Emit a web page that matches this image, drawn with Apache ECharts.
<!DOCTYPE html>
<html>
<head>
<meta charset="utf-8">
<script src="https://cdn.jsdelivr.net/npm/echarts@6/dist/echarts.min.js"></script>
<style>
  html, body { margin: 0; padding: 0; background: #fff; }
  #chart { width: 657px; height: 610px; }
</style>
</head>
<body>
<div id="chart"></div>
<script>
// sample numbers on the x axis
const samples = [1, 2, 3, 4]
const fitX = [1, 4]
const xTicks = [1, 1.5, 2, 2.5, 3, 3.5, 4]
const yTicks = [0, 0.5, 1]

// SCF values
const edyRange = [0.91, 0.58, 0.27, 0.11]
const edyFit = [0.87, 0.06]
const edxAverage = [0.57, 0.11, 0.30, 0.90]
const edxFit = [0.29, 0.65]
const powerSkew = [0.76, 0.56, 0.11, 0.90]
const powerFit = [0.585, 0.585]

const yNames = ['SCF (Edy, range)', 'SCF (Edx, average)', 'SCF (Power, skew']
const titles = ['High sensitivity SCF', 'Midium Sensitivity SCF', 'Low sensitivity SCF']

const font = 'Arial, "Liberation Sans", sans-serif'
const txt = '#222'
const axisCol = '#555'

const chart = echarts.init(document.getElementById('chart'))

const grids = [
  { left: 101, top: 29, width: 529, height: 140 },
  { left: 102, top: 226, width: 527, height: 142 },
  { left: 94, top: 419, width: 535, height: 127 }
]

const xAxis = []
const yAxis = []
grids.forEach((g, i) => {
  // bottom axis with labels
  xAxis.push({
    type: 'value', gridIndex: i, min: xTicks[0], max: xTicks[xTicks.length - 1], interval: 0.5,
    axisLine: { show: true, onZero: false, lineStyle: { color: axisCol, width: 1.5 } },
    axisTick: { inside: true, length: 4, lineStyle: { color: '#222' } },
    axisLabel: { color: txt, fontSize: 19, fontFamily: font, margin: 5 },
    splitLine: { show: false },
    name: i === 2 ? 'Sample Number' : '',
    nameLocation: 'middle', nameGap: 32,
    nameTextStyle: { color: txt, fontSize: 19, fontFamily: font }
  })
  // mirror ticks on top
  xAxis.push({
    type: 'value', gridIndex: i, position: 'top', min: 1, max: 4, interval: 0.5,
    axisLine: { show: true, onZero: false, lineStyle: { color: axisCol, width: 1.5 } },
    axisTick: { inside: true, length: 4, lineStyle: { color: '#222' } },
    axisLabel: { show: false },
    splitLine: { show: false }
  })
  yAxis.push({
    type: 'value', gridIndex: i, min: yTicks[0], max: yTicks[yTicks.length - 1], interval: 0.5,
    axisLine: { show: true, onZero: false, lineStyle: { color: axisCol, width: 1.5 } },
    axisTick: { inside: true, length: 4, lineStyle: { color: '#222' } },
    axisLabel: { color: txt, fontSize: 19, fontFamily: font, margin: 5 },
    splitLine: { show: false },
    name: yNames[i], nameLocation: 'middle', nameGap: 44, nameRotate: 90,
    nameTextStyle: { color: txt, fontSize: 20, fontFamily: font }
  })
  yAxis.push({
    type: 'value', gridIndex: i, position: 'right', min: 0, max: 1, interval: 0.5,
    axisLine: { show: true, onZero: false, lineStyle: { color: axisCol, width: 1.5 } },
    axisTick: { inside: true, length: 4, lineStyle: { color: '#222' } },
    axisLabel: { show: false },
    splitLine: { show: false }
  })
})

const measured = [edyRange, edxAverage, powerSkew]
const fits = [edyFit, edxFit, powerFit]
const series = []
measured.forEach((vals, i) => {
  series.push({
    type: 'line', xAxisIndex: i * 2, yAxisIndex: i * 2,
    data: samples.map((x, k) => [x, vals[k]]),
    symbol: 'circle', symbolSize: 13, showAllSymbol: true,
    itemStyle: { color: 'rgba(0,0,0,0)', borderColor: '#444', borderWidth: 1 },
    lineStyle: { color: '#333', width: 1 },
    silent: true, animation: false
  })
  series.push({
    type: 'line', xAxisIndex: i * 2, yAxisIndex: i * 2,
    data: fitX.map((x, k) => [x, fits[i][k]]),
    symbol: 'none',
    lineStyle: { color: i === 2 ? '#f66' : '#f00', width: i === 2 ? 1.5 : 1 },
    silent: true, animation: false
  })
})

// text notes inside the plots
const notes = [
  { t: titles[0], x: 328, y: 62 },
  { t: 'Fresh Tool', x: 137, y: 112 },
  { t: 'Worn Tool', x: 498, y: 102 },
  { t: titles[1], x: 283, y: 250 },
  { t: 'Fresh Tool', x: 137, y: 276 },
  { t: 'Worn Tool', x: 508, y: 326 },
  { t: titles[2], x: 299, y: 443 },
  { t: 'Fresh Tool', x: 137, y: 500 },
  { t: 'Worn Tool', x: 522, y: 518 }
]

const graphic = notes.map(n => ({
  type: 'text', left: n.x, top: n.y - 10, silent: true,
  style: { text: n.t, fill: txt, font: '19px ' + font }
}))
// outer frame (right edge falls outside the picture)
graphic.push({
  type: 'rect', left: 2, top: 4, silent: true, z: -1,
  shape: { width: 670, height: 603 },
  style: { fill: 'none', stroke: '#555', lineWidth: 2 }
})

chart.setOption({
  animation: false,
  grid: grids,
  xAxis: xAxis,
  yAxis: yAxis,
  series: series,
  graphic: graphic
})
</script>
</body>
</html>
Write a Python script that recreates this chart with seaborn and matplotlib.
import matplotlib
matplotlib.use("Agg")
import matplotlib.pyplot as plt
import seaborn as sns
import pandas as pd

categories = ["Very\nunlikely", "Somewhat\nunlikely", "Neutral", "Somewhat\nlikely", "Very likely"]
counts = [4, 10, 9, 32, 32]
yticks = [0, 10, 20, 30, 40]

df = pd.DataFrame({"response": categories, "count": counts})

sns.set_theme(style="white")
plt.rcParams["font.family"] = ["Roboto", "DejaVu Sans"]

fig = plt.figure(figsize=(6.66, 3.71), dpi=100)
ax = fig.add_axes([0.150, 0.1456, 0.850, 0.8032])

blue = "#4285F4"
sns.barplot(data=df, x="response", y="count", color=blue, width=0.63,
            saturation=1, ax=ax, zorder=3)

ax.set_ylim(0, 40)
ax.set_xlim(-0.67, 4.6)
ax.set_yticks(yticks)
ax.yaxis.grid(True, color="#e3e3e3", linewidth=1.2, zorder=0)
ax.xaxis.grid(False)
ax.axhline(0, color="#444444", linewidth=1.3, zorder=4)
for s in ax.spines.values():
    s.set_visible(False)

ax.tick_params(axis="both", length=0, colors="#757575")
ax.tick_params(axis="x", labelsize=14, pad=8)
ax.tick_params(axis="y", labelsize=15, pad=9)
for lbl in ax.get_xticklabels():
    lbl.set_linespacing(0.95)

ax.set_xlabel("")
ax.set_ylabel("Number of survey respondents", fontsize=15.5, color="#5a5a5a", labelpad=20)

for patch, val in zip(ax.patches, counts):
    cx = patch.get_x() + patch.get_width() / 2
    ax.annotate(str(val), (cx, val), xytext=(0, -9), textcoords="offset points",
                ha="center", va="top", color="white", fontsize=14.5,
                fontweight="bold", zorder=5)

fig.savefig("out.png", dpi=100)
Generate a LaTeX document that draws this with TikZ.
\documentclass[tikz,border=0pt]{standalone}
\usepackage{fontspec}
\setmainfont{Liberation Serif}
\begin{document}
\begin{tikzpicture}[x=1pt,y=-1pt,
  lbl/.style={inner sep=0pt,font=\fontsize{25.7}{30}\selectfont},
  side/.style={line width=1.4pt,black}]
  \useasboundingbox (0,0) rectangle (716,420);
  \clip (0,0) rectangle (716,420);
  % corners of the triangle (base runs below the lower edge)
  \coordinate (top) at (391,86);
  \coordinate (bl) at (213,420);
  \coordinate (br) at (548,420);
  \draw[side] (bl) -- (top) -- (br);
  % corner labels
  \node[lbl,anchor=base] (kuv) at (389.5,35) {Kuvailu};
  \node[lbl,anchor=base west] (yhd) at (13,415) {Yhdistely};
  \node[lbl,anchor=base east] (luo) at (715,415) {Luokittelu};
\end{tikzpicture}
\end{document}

• Work instructions: Counting only lines of the data above that hold "this", report the total and nothing else.

• Full response: 3